Details: Two common misconceptions about the appeal process are related to when you can appeal, and what arguments you can make.
37 C.F.R. 134(a) states the condition for an appeal: "Every applicant, any of whose claims has been twice rejected, can appeal ..." Notice this says nothing about "final" rejection.
One reading of "twice rejected" might be that a particular claim must be twice rejected. Such a reading would prohibit immediate appeal of a rejection of a claim added in the last response.
However, the BPAI has interpreted the rule more liberally, to permit an appeal as soon as the application is twice rejected. The controlling case is Ex parte Lemoine, and the holding of Lemoine is "so long as the applicant has twice been denied a patent, an appeal may be filed." So the commonly held view that you can only appeal on a final rejection is incorrect.

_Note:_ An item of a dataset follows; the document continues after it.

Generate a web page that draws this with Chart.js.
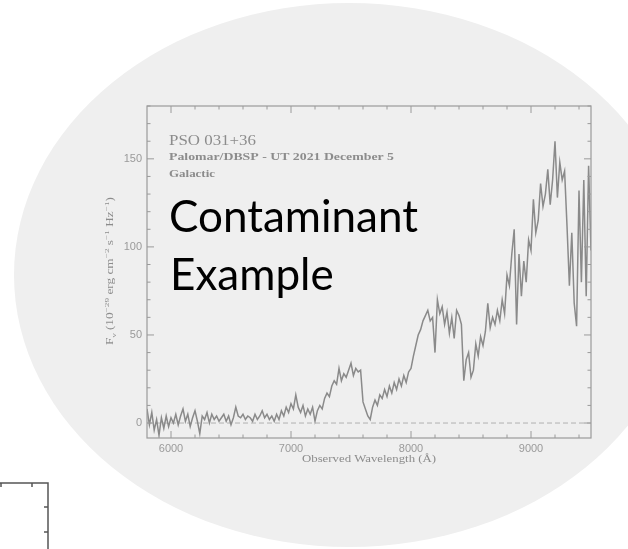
<!DOCTYPE html>
<html>
<head>
<meta charset="utf-8">
<script src="https://cdn.jsdelivr.net/npm/chart.js@4.4.1/dist/chart.umd.min.js"></script>
<style>
	html, body { margin: 0; padding: 0; background: #ffffff; }
	canvas { display: block; }
</style>
</head>
<body>
<canvas id="chart" width="628" height="549"></canvas>
<script type="text/javascript">
	// observed wavelength (Angstrom), 20 A sampling
	let wavelength = [
		5800, 5820, 5840, 5860, 5880, 5900, 5920, 5940, 5960, 5980, 6000,
		6020, 6040, 6060, 6080, 6100, 6120, 6140, 6160, 6180, 6200,
		6220, 6240, 6260, 6280, 6300, 6320, 6340, 6360, 6380, 6400,
		6420, 6440, 6460, 6480, 6500, 6520, 6540, 6560, 6580, 6600,
		6620, 6640, 6660, 6680, 6700, 6720, 6740, 6760, 6780, 6800,
		6820, 6840, 6860, 6880, 6900, 6920, 6940, 6960, 6980, 7000,
		7020, 7040, 7060, 7080, 7100, 7120, 7140, 7160, 7180, 7200,
		7220, 7240, 7260, 7280, 7300, 7320, 7340, 7360, 7380, 7400,
		7420, 7440, 7460, 7480, 7500, 7520, 7540, 7560, 7580, 7600,
		7620, 7640, 7660, 7680, 7700, 7720, 7740, 7760, 7780, 7800,
		7820, 7840, 7860, 7880, 7900, 7920, 7940, 7960, 7980, 8000,
		8020, 8040, 8060, 8080, 8100, 8120, 8140, 8160, 8180, 8200,
		8220, 8240, 8260, 8280, 8300, 8320, 8340, 8360, 8380, 8400,
		8420, 8440, 8460, 8480, 8500, 8520, 8540, 8560, 8580, 8600,
		8620, 8640, 8660, 8680, 8700, 8720, 8740, 8760, 8780, 8800,
		8820, 8840, 8860, 8880, 8900, 8920, 8940, 8960, 8980, 9000,
		9020, 9040, 9060, 9080, 9100, 9120, 9140, 9160, 9180, 9200,
		9220, 9240, 9260, 9280, 9300, 9320, 9340, 9360, 9380, 9400,
		9420, 9440, 9460, 9480, 9500,
	]
	// F_nu in 1e-29 erg cm-2 s-1 Hz-1
	let flux = [
		8, -1, 6, -4, 2, -7, 3, -3, 4, -2, 3,
		0, 5, -1, 4, 8, 1, 5, -2, 3, 7,
		1, -6, 4, 2, 6, 0, 5, 2, 4, 1,
		3, 5, 1, 4, -1, 3, 9, 4, 3, 5,
		2, 4, 3, 1, 5, 2, 4, 7, 3, 5,
		2, 4, 1, 5, 2, 7, 4, 9, 6, 11,
		8, 16, 9, 6, 10, 4, 8, 5, 9, 1,
		7, 10, 8, 14, 17, 15, 21, 24, 22, 31,
		24, 28, 26, 30, 34, 27, 31, 29, 30, 12,
		8, 4, 2, 9, 13, 10, 16, 14, 19, 15,
		21, 17, 23, 19, 25, 21, 27, 23, 29, 31,
		38, 44, 50, 53, 58, 61, 64, 58, 60, 40,
		70, 62, 66, 56, 63, 51, 60, 48, 64, 61,
		56, 24, 36, 40, 26, 30, 45, 38, 49, 44,
		52, 68, 54, 60, 56, 64, 58, 70, 62, 84,
		78, 96, 110, 56, 96, 72, 92, 80, 104, 98,
		127, 108, 115, 136, 123, 130, 144, 124, 138, 160,
		128, 148, 138, 143, 112, 78, 108, 68, 55, 132,
		80, 138, 72, 146, 98,
	]
	let xTicks = [6000, 7000, 8000, 9000]
	let yTicks = [0, 50, 100, 150]
	let xRange = [5800, 9500]
	let yRange = [-8.5, 180]
	let titleLines = ["PSO 031+36", "Palomar/DBSP - UT 2021 December 5", "Galactic"]
	let overlayLines = ["Contaminant", "Example"]

	let grey = "#9a9a9a"

	// squeeze/stretch a text to a given width
	function fitText(ctx, text, x, y, width) {
		let w = ctx.measureText(text).width
		ctx.save()
		ctx.translate(x, y)
		ctx.scale(width / w, 1)
		ctx.fillText(text, 0, 0)
		ctx.restore()
	}

	let backdrop = {
		id: "backdrop",
		beforeDraw: function(chart) {
			let ctx = chart.ctx
			ctx.save()
			ctx.fillStyle = "#efefef"
			ctx.beginPath()
			ctx.ellipse(349, 275, 335, 272, 0, 0, Math.PI * 2)
			ctx.fill()
			// corner of another frame, bottom left
			ctx.strokeStyle = "#555555"
			ctx.lineWidth = 1.5
			ctx.beginPath()
			ctx.moveTo(0, 483)
			ctx.lineTo(48, 483)
			ctx.lineTo(48, 549)
			ctx.moveTo(32, 483)
			ctx.lineTo(32, 487)
			ctx.moveTo(1, 483)
			ctx.lineTo(1, 487)
			ctx.moveTo(48, 507)
			ctx.lineTo(44, 507)
			ctx.moveTo(48, 532)
			ctx.lineTo(44, 532)
			ctx.stroke()
			ctx.restore()
		},
	}

	let frame = {
		id: "frame",
		afterDraw: function(chart) {
			let ctx = chart.ctx
			let a = chart.chartArea
			let sx = chart.scales.x
			let sy = chart.scales.y
			ctx.save()
			ctx.strokeStyle = grey
			ctx.lineWidth = 1.2
			ctx.strokeRect(a.left, a.top, a.right - a.left, a.bottom - a.top)
			ctx.lineWidth = 1
			ctx.beginPath()
			for(let v=6000; v<=9400; v+=200) {
				let px = sx.getPixelForValue(v)
				let len = v % 1000 === 0 ? 7 : 3.5
				ctx.moveTo(px, a.bottom)
				ctx.lineTo(px, a.bottom - len)
				ctx.moveTo(px, a.top)
				ctx.lineTo(px, a.top + len)
			}
			for(let v=0; v<=180; v+=10) {
				let py = sy.getPixelForValue(v)
				let len = v % 50 === 0 ? 7 : 3.5
				ctx.moveTo(a.left, py)
				ctx.lineTo(a.left + len, py)
				ctx.moveTo(a.right, py)
				ctx.lineTo(a.right - len, py)
			}
			ctx.stroke()

			ctx.fillStyle = "#8c8c8c"
			ctx.textBaseline = "alphabetic"
			ctx.textAlign = "left"
			ctx.font = "14px 'Liberation Serif'"
			fitText(ctx, titleLines[0], 169, 145, 87)
			ctx.font = "bold 11px 'Liberation Serif'"
			fitText(ctx, titleLines[1], 169, 160, 225)
			fitText(ctx, titleLines[2], 169, 177, 46)

			// x axis title
			ctx.font = "11px 'Liberation Serif'"
			fitText(ctx, "Observed Wavelength (\u00c5)", 302, 462, 134)

			// y axis title with sub/superscripts
			let parts = [
				["F", 0, 10], ["\u03bd", 2.5, 7], [" (10", 0, 10], ["\u221229", -4, 7],
				[" erg cm", 0, 10], ["\u22122", -4, 7], [" s", 0, 10], ["\u22121", -4, 7],
				[" Hz", 0, 10], ["\u22121", -4, 7], [")", 0, 10],
			]
			let total = 0
			parts.forEach(function(p) {
				ctx.font = p[2] + "px 'Liberation Serif'"
				total += ctx.measureText(p[0]).width
			})
			ctx.translate(113, 345)
			ctx.rotate(-Math.PI / 2)
			ctx.scale(148 / total, 1)
			let cx = 0
			parts.forEach(function(p) {
				ctx.font = p[2] + "px 'Liberation Serif'"
				ctx.fillText(p[0], cx, p[1])
				cx += ctx.measureText(p[0]).width
			})
			ctx.restore()

			// big overlay label
			ctx.save()
			ctx.fillStyle = "#000000"
			ctx.font = "45px Lato"
			let w = ctx.measureText(overlayLines[0]).width
			let size = 45 * 249 / w
			ctx.font = size + "px Lato"
			ctx.fillText(overlayLines[0], 169, 232)
			ctx.fillText(overlayLines[1], 170, 290)
			ctx.restore()
		},
	}

	let spectrum = wavelength.map(function(w, i) {
		return { x: w, y: flux[i] }
	})

	let elem = document.querySelector("#chart")
	let chart = new Chart(elem, {
		type: "line",
		data: {
			datasets: [{
				data: spectrum,
				borderColor: "#8a8a8a",
				borderWidth: 1.5,
				pointRadius: 0,
				tension: 0,
			}, {
				data: [{ x: xRange[0], y: 0 }, { x: xRange[1], y: 0 }],
				borderColor: "#b0b0b0",
				borderWidth: 1,
				borderDash: [5, 3],
				pointRadius: 0,
			}],
		},
		options: {
			responsive: false,
			animation: false,
			devicePixelRatio: 1,
			layout: {
				padding: { left: 0, top: 106, right: 37, bottom: 0 },
			},
			plugins: {
				legend: { display: false },
				tooltip: { enabled: false },
			},
			scales: {
				x: {
					type: "linear",
					min: xRange[0],
					max: xRange[1],
					grid: { display: false, drawTicks: false },
					border: { display: false },
					ticks: {
						color: "#9a9a9a",
						font: { family: "'Liberation Sans'", size: 11 },
						padding: 4,
						maxRotation: 0,
						callback: function(v) { return String(v) },
					},
					afterBuildTicks: function(scale) {
						scale.ticks = xTicks.map(function(v) { return { value: v } })
					},
					afterFit: function(scale) {
						scale.height = 111
					},
				},
				y: {
					type: "linear",
					min: yRange[0],
					max: yRange[1],
					grid: { display: false, drawTicks: false },
					border: { display: false },
					ticks: {
						color: "#9a9a9a",
						font: { family: "'Liberation Sans'", size: 11 },
						padding: 5,
						callback: function(v) { return String(v) },
					},
					afterBuildTicks: function(scale) {
						scale.ticks = yTicks.map(function(v) { return { value: v } })
					},
					afterFit: function(scale) {
						scale.width = 147
					},
				},
			},
		},
		plugins: [backdrop, frame],
	})
</script>
</body>
</html>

Some practitioners assume that an appeal must be limited to arguments already on the record. While this may be true about appeals in general, it's not true about appeals to the BPAI. That is, there is absolutely no prohibition against arguments that are presented for the first time in an appeal brief.
When I first heard the urban legend "no new arguments in an appeal brief," I spent a lot of time looking in the C.F.R. and the MPEP for a statement to this effect. I never found one. Nor did I find a statement explicitly permitting new arguments. Since then, I've conferred with other experienced appeal practitioners, who assured me that new arguments are in fact permissible.
The best hard evidence I can point to is found in the record of the rule making process for the current rules (here). During this process, the PTO provides answers to comments submitted by the public. Some of these answers refer specifically to new arguments in appeal briefs.
- Many appellants are making new arguments for the first time in their appeal brief apparently stimulated by a former change to the appeal process that inserted the prohibition on new grounds of rejection in the examiner’s answer).
- One comment suggests that the new arguments are necessary in the appeal brief because the conferees and supervisors are more experienced than the examiner and if the case proceeds to the Board, the audience is an APJ, who has quite different qualifications than either the conferee or the supervisor. Moreover, the comment suggests that the rule is unnecessary because nothing in the rule prevents the examiner from responding to new arguments raised in the appeal brief.